The input:
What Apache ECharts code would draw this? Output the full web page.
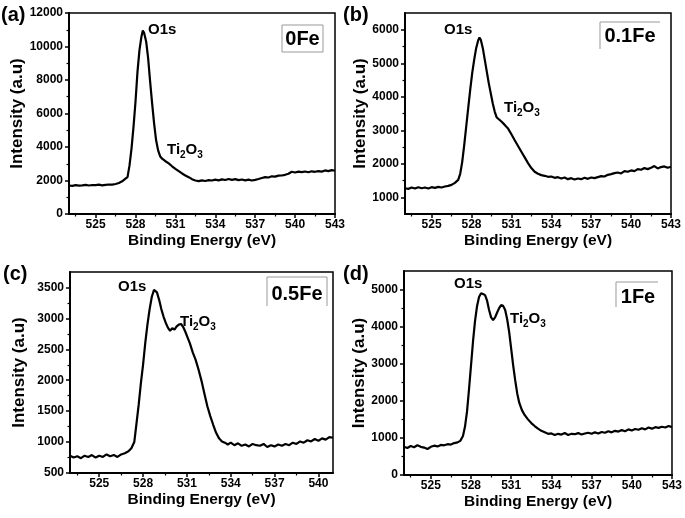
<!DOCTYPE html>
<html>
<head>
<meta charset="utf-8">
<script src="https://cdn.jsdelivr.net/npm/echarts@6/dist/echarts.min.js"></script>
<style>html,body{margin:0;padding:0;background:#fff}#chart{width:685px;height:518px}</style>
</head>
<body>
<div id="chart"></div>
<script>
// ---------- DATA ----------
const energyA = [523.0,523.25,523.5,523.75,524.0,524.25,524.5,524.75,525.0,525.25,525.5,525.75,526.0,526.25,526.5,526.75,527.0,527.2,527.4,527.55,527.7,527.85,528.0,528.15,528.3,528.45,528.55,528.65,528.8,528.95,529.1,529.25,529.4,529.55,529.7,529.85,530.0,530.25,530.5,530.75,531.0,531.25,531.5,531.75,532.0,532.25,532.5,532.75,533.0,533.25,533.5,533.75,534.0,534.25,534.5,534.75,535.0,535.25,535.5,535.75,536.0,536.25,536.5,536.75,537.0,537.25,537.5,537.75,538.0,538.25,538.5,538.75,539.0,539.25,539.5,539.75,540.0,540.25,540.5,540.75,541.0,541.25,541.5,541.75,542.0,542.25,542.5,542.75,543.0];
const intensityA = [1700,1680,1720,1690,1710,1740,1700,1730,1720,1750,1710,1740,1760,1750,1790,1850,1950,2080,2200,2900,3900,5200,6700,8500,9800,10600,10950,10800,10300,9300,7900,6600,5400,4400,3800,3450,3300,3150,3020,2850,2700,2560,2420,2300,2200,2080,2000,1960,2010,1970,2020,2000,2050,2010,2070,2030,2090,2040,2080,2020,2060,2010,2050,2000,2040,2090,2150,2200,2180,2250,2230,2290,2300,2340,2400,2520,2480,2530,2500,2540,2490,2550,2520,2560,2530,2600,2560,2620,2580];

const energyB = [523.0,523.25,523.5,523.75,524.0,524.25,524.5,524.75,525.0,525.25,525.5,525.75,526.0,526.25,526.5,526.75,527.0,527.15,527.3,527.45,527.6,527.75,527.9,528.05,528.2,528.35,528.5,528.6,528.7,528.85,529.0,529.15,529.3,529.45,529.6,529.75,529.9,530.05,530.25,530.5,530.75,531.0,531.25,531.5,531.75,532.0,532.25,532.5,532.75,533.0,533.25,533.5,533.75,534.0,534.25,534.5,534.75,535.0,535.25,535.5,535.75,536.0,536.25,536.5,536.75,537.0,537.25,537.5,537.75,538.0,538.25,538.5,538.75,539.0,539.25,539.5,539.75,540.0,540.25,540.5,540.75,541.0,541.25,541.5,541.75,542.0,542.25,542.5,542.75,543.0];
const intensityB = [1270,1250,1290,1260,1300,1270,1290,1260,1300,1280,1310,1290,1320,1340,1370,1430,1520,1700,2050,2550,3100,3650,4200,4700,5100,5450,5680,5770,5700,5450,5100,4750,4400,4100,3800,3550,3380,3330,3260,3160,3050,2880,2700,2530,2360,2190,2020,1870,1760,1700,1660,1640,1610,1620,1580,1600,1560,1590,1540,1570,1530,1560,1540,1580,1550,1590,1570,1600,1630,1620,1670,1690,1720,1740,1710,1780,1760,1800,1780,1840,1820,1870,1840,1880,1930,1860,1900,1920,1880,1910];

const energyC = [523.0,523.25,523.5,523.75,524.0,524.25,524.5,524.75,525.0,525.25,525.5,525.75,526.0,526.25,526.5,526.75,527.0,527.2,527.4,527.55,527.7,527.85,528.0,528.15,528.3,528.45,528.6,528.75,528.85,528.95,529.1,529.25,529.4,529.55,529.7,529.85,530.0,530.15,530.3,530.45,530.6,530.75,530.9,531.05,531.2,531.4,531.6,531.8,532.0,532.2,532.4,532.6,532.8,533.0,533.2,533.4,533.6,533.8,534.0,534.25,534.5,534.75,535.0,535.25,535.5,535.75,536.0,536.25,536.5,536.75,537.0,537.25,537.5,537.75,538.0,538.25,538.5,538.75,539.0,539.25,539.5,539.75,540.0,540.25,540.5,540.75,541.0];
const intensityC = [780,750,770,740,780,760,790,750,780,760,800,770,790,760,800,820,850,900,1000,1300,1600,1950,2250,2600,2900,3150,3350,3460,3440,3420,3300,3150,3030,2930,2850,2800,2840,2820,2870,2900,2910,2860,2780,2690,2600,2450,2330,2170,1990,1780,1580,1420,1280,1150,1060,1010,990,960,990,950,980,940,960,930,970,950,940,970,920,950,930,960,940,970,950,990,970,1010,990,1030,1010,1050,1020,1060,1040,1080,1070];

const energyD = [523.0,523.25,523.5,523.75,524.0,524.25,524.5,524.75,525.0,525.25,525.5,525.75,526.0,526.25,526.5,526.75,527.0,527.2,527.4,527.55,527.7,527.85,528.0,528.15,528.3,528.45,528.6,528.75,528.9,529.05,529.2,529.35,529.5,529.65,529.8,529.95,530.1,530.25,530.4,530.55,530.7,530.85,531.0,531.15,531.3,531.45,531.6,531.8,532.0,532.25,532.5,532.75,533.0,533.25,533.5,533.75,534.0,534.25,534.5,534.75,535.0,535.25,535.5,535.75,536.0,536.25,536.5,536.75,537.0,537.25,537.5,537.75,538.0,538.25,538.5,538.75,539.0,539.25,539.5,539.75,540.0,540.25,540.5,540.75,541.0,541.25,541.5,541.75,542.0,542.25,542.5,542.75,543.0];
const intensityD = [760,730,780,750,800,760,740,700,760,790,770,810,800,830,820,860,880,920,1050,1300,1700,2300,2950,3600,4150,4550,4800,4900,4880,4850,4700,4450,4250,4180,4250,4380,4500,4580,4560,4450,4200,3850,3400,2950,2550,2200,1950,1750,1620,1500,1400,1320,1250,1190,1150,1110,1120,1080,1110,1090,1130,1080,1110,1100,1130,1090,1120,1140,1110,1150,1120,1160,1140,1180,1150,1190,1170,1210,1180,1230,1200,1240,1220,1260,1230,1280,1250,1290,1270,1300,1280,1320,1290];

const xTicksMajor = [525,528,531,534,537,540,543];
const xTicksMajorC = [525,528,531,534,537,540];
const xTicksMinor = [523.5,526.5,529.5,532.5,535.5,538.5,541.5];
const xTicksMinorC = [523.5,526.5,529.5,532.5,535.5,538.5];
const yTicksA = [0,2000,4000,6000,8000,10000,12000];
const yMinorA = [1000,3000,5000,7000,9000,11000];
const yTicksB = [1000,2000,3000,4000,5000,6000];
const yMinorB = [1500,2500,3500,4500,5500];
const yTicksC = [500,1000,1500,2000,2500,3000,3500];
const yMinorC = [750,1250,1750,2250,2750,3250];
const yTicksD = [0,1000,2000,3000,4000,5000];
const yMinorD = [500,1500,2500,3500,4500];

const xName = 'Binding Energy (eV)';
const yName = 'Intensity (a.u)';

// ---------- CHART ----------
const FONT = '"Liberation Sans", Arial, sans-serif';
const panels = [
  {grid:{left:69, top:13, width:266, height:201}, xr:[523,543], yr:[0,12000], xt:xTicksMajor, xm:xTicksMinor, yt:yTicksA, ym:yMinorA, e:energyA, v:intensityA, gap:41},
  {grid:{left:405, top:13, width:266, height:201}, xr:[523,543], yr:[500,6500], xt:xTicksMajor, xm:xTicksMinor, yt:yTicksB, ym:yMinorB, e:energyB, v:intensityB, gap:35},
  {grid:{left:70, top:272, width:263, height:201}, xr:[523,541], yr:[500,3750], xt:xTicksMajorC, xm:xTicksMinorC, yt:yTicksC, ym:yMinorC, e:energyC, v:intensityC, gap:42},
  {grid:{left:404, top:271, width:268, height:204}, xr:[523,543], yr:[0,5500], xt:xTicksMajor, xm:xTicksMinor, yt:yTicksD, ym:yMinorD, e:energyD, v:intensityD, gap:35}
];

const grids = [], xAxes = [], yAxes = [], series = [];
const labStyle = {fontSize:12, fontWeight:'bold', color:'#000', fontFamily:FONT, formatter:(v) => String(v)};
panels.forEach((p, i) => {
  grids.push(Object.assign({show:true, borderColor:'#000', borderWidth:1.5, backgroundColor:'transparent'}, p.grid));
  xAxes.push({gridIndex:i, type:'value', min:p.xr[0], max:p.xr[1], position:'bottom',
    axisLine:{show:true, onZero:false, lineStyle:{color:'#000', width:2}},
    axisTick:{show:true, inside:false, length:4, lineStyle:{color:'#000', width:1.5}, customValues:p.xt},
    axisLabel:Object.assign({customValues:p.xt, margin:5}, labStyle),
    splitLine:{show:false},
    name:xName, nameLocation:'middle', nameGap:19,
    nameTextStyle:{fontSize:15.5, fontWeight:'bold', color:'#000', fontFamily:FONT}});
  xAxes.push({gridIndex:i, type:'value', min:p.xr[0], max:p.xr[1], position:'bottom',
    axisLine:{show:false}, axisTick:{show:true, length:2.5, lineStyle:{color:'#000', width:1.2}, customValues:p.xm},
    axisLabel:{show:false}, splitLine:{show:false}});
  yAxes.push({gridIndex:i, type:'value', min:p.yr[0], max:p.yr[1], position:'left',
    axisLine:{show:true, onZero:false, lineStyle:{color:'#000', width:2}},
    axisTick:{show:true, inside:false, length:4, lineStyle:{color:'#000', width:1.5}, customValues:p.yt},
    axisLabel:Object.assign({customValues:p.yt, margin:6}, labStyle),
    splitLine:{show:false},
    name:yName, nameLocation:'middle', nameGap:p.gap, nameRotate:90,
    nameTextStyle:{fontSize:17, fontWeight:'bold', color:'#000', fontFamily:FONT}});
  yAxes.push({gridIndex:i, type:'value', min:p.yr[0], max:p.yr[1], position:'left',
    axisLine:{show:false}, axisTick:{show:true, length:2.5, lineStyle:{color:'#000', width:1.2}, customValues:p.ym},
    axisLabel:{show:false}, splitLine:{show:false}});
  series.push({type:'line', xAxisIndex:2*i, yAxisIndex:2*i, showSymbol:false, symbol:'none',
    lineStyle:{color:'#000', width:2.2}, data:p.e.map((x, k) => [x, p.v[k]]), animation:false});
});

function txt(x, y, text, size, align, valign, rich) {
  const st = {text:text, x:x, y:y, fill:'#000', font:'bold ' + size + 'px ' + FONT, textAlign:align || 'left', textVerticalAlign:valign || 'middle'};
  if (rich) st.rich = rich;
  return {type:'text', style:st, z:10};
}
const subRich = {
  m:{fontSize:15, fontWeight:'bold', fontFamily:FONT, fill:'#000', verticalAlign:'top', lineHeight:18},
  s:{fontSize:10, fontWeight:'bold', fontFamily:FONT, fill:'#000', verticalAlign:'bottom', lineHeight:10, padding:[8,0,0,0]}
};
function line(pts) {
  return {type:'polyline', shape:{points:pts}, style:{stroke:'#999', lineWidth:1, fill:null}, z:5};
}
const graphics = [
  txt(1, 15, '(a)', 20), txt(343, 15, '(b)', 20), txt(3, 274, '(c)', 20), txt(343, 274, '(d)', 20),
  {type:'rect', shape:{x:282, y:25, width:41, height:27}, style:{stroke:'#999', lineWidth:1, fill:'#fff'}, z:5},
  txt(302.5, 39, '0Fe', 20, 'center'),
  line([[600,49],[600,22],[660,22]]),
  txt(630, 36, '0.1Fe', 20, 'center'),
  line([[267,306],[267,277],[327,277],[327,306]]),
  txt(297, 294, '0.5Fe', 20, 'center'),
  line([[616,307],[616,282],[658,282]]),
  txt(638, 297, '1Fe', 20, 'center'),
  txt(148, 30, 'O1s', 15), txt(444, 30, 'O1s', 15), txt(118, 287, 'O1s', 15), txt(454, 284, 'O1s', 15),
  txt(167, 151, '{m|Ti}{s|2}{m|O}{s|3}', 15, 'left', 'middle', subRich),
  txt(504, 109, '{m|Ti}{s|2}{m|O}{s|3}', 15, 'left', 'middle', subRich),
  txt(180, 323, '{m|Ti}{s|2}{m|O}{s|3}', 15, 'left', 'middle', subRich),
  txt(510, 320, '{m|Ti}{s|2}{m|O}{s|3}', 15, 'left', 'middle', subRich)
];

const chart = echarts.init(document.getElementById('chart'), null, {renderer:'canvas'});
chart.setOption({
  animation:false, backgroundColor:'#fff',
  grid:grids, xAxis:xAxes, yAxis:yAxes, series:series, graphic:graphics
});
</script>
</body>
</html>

---

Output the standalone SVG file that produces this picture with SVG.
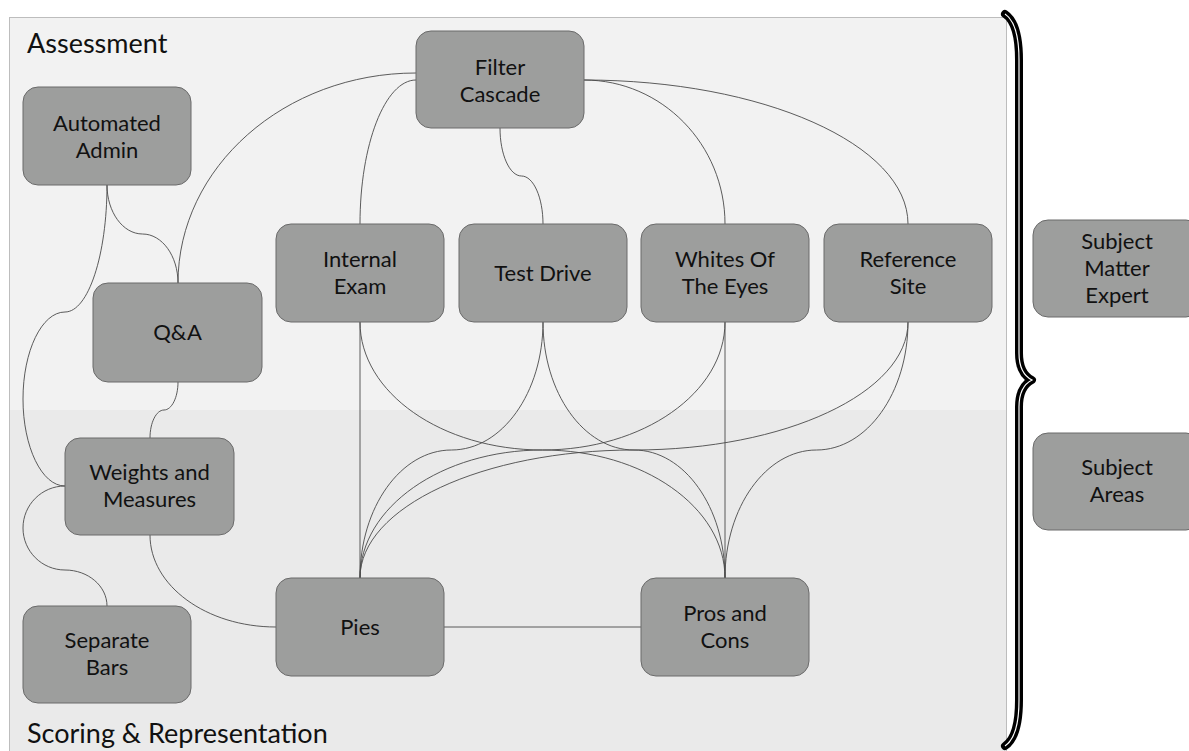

--

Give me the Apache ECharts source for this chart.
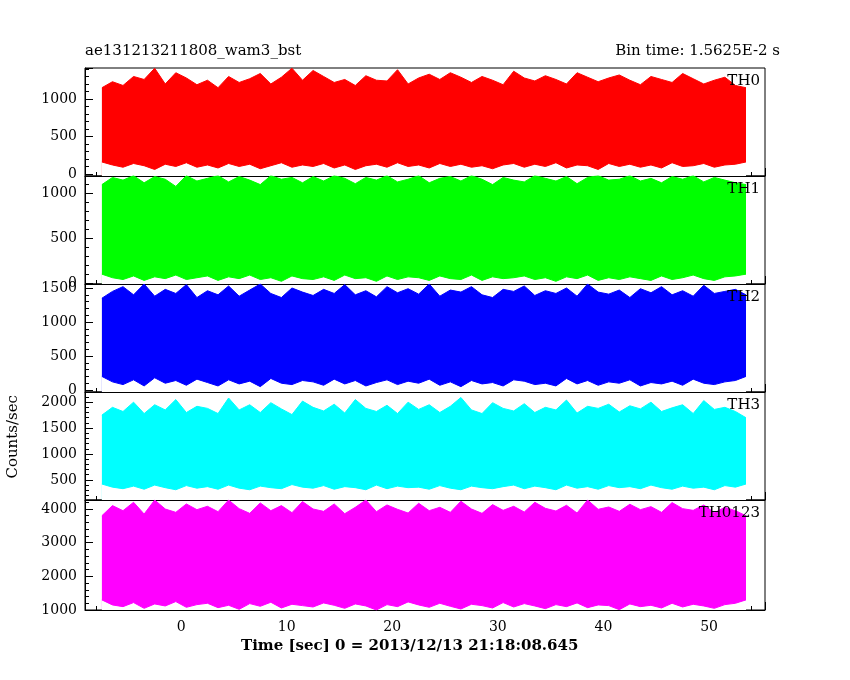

Written instruction:
Work out how many lines above contain the word "Apache". Give only the number.

Answer to the task:
2